### WHAT YOU ARE ASKED TO DO
In the entries that follow, the first line to write out is the one containing "Output the web", and the last is the one containing "years = [['2011年',55,213],['2012年',220,668],['2013年',683,790]];". Reproduce that stretch exactly, with nothing before or after it.

### AVAILABLE RECORDS
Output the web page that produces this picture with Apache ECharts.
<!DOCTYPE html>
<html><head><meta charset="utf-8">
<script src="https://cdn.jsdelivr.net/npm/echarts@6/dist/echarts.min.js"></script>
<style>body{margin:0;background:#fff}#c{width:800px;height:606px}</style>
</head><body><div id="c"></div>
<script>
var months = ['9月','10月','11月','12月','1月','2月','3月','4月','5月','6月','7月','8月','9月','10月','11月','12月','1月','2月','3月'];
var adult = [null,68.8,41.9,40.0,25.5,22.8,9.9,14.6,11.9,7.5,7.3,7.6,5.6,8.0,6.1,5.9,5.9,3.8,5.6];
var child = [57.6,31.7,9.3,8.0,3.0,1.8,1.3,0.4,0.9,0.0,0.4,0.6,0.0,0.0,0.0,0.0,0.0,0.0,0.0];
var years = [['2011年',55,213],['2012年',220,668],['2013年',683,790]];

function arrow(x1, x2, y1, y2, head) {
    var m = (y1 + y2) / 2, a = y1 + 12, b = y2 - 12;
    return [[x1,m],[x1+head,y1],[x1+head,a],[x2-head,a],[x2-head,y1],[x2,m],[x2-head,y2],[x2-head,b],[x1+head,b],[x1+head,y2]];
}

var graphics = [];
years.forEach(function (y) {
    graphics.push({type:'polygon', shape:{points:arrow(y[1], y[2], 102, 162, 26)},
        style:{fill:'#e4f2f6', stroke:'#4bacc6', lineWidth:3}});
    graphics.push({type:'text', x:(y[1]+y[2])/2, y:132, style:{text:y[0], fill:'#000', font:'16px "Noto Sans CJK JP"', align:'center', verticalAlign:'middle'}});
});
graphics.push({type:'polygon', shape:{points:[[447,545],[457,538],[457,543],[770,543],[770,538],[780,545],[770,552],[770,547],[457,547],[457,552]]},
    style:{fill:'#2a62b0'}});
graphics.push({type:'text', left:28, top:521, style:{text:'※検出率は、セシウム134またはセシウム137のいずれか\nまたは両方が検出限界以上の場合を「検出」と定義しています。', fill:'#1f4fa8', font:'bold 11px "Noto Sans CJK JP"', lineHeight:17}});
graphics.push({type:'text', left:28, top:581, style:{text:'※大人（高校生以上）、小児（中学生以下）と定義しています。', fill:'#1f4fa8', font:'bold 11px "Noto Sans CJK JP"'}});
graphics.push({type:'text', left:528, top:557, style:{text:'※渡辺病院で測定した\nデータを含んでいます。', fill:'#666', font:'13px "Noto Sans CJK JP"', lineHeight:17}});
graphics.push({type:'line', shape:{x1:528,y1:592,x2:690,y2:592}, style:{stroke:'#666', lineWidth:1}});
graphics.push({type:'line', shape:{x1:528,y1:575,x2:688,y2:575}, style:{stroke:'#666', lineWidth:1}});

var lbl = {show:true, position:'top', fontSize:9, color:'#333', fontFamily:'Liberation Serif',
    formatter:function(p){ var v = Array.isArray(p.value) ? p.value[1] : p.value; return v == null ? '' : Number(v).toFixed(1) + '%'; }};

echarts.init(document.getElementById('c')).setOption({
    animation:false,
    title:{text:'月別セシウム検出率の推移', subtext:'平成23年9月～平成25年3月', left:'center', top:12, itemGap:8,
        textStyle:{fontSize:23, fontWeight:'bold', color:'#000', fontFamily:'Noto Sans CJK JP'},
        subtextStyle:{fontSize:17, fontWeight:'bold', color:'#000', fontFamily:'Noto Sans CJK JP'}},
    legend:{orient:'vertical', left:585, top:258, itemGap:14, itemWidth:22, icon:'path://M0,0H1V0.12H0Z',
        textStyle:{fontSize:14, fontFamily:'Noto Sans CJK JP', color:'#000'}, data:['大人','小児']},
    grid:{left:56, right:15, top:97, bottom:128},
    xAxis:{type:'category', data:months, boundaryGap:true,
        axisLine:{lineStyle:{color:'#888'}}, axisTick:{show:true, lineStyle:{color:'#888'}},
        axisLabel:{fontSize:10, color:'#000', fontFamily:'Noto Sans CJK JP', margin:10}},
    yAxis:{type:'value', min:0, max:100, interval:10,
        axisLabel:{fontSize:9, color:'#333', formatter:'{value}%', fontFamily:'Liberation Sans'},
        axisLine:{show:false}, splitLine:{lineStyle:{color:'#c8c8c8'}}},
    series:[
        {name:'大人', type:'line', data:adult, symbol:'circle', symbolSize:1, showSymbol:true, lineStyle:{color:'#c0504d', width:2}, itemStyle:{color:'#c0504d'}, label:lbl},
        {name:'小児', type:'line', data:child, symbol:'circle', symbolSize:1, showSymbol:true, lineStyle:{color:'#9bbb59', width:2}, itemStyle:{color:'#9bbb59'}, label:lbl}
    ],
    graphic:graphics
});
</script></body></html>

==

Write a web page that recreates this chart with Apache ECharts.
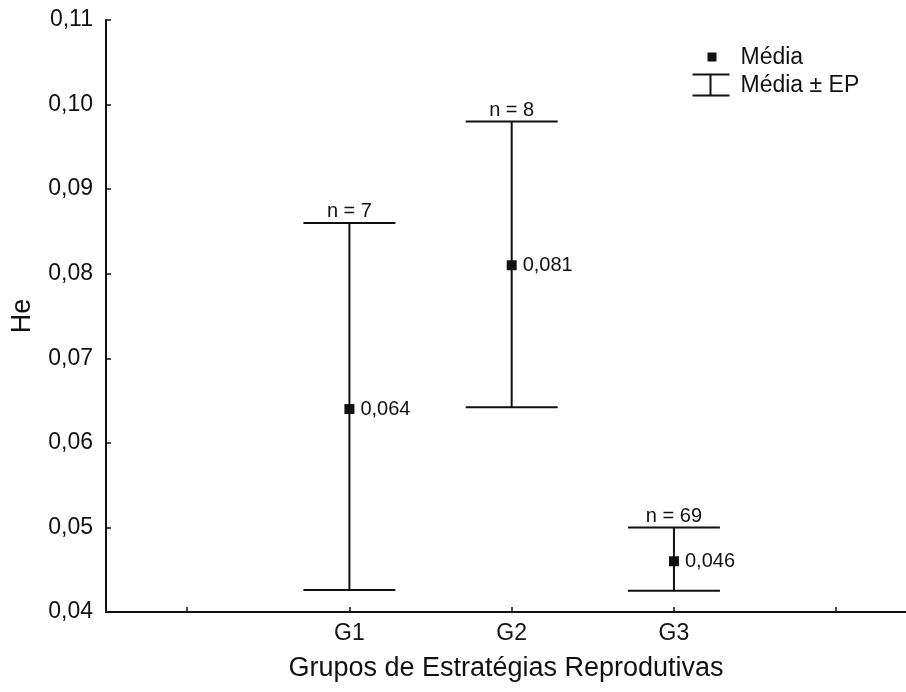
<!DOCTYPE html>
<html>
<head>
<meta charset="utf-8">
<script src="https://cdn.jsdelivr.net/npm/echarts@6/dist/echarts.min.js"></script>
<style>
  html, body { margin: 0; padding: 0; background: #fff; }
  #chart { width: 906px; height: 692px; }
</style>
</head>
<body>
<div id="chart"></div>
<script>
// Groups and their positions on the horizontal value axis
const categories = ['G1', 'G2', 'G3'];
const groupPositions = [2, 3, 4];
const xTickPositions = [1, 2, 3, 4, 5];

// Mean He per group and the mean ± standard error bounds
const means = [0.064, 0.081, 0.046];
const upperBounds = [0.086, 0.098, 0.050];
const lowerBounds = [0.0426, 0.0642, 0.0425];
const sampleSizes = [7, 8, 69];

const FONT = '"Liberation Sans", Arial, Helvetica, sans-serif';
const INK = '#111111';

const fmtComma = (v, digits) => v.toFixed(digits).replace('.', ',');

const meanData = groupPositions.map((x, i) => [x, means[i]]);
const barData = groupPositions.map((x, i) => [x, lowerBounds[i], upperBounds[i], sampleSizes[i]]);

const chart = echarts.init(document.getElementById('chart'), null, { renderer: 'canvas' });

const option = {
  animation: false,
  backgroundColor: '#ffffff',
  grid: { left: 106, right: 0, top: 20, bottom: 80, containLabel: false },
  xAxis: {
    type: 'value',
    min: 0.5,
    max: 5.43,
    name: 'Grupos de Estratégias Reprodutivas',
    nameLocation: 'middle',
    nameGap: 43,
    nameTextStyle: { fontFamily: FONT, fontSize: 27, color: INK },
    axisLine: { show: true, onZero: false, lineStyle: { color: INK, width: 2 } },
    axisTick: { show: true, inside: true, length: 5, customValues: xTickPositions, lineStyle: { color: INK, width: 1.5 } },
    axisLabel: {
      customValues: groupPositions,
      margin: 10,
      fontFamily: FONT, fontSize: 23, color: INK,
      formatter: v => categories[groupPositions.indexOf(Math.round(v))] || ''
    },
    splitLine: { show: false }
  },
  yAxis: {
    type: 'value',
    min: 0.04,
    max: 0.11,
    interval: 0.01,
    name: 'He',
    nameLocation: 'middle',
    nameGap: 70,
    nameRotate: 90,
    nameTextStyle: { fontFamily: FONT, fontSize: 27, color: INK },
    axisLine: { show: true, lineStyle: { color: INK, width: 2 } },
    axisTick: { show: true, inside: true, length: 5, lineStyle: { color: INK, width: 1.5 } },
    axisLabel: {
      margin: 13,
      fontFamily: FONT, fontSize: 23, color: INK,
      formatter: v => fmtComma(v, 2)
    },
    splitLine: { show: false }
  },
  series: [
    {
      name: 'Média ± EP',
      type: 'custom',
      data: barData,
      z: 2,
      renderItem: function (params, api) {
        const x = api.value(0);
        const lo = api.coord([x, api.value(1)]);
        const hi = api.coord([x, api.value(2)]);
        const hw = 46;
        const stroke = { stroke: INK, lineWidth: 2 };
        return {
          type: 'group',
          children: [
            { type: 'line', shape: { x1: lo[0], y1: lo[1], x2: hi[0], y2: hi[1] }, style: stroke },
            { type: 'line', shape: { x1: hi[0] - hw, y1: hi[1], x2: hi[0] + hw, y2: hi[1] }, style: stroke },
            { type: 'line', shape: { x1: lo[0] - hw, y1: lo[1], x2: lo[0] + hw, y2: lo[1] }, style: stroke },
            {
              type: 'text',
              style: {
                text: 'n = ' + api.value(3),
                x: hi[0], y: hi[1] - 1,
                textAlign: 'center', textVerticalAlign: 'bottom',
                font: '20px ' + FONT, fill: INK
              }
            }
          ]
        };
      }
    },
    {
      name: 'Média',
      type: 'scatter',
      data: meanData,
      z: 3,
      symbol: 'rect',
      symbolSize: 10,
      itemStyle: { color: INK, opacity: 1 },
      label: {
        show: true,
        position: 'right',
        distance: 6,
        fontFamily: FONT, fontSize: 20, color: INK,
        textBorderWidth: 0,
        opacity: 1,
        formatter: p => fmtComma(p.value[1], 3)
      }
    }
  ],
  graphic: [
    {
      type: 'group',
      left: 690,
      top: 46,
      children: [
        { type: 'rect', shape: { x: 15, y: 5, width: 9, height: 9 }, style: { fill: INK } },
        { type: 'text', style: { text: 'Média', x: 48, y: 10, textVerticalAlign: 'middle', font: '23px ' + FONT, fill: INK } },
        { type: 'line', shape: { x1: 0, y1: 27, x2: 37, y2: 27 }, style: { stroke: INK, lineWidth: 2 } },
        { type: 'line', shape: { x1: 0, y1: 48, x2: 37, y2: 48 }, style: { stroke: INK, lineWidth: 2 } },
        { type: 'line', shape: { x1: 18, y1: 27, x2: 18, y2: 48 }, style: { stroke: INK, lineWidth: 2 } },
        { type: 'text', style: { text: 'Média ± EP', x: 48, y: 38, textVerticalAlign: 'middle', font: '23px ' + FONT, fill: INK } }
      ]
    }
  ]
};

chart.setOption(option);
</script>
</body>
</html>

### FULL RESPONSE
Output the web page that produces this picture with Apache ECharts.
<!DOCTYPE html>
<html><head><meta charset="utf-8">
<script src="https://cdn.jsdelivr.net/npm/echarts@6/dist/echarts.min.js"></script>
<style>body{margin:0;background:#fff}#c{width:800px;height:606px}</style>
</head><body><div id="c"></div>
<script>
var months = ['9月','10月','11月','12月','1月','2月','3月','4月','5月','6月','7月','8月','9月','10月','11月','12月','1月','2月','3月'];
var adult = [null,68.8,41.9,40.0,25.5,22.8,9.9,14.6,11.9,7.5,7.3,7.6,5.6,8.0,6.1,5.9,5.9,3.8,5.6];
var child = [57.6,31.7,9.3,8.0,3.0,1.8,1.3,0.4,0.9,0.0,0.4,0.6,0.0,0.0,0.0,0.0,0.0,0.0,0.0];
var years = [['2011年',55,213],['2012年',220,668],['2013年',683,790]];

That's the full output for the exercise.